I told him I’d love to come and thanked him for the invitation. The trouble is, that will prove a bit difficult just now as at the end of last week, the North Korean government informed every foreign embassy in Pyongyang that all foreigners visiting the country would be subject to 21 days in quarantine – regardless of their point of origin. This, it turns out, is because the People’s (not very democratic) Republic has caught Ebola hysteria.

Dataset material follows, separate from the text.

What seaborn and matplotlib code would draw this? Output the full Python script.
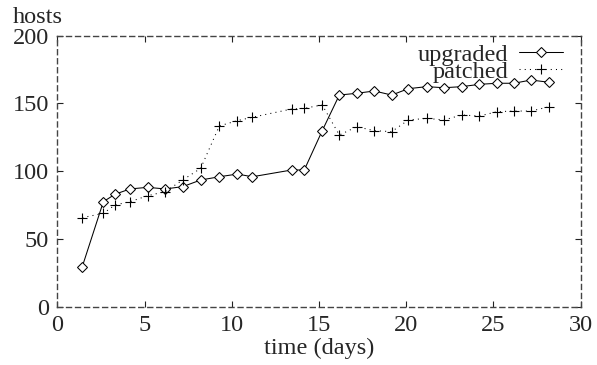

If the London embassy art exhibition is intended to entice tourists into visiting North Korea, the Ebola quarantine directive is a bit of an own goal. All foreign visitors will now be placed in isolation in what is already the most isolated country on earth. So if you’re thinking of hitting Pyongyang any time soon, my advice is to hang on for a bit. And while you’re waiting, pop into the inter-war suburban semi in Acton, west London, where for the next three glorious, revolutionary days, you can enjoy North Korea’s fine art at its finest.